Docker Vite Boilerplate
Intro
We've dockerized enough Vite applications at this point that we should have a boilerplate.
We want to have different settings for development and production environments so that we can have hot reloading and all that locally, but instruct docker to build a production build in non local environment. Here is how we set all this up.
Define Development Environment
First we need to make sure that node understand our local environment is a development environment.
Create a .env
file if you haven't already and specify that the current environment is development.
NODE_ENV=development
and make sure the .env
file is in your .gitignore
file.
.env
We don't want the production environment we send this to for building to think it's a dev environment. The default node environment is production
.
Dockerfiles
We will be making multiple Dockerfiles. One for development and one for production.

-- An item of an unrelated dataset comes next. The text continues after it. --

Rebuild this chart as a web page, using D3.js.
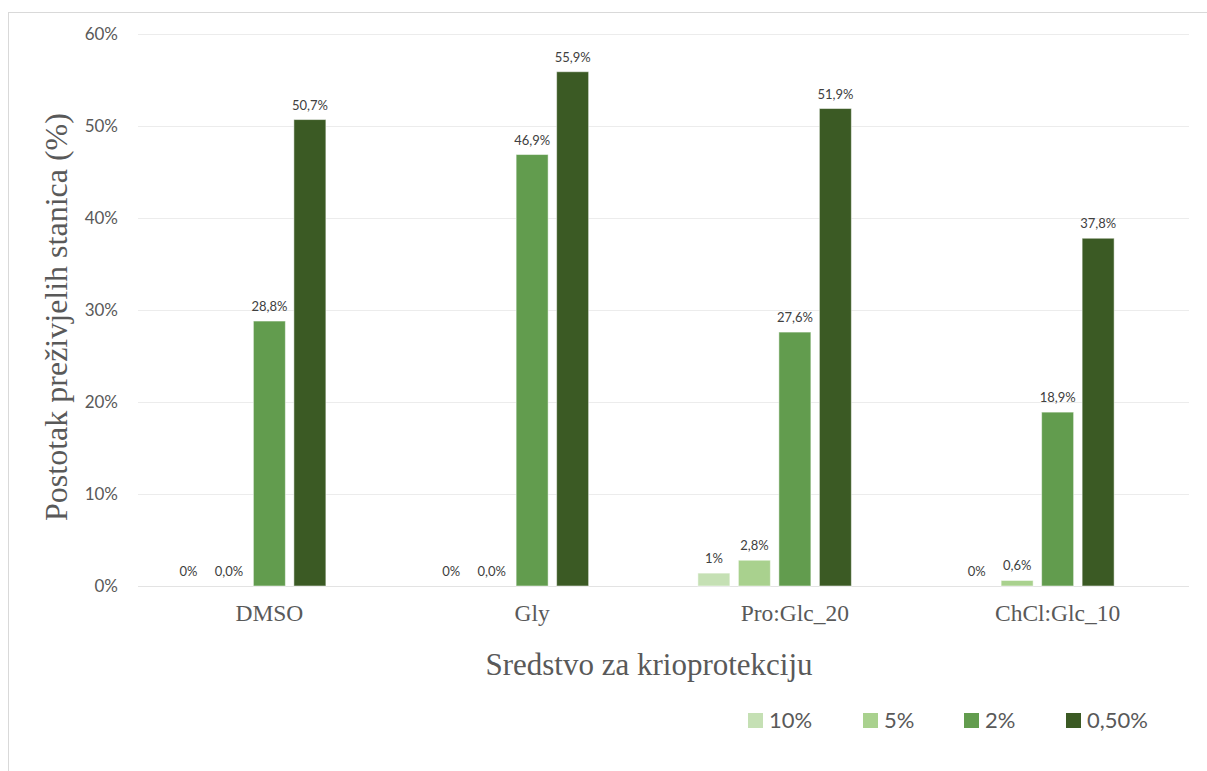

The production dockerfile only needs to build the production build. The rest of the CI/CD pipeline should handle locating those final build files and hosting them. We don't want to serve the files from an nginx server or any of that nonsense.
FROM node:18-alpine
WORKDIR /app
COPY package.json .
RUN npm install
COPY . .
RUN npm run build
Conversely the development environment doesn't need to build production files. But we do need to call the npm run dev
command, which will start the Vite server.
FROM node:18-alpine
WORKDIR /app
COPY package.json .
RUN npm install
COPY . .
EXPOSE 3000
CMD [ "npm", "run", "dev" ]
Docker Compose Files
Now we use docker compose files to make our lives easier. We will split this into three files. A default file, and a dev and prod file that will specify variables based on environment. Namely which Dockerfile it should run.
services:
some-service-name:
image: vite
build:
context: .
dockerfile: Dockerfile.${NODE_ENV:-production}
environment:
NODE_ENV: ${NODE_ENV:-production}
ports:
- 3000:3000
The service and image names are arbitrary, but I like to use the name of the framework as the image name.
services:
some-service-name:
build:
dockerfile: Dockerfile.production
environment:
NODE_ENV: production
services:
some-service-name:
build:
dockerfile: Dockerfile.development
environment:
NODE_ENV: development
Make sure your service name matches on all three compose files.
Starting The Container
The reason we go to the trouble of making these compose files this way, is now we can just
docker compose up
In our dev environment and that will start the application. No other fancy commands or flags. You don't even have to build the container if you haven't already done that it. It will automatically build the image and container before starting the server. You just have to remember this one simple command. I set all my project up with way.
That should be a solid foundation to Docker a Vite application for production and local development. Cheers.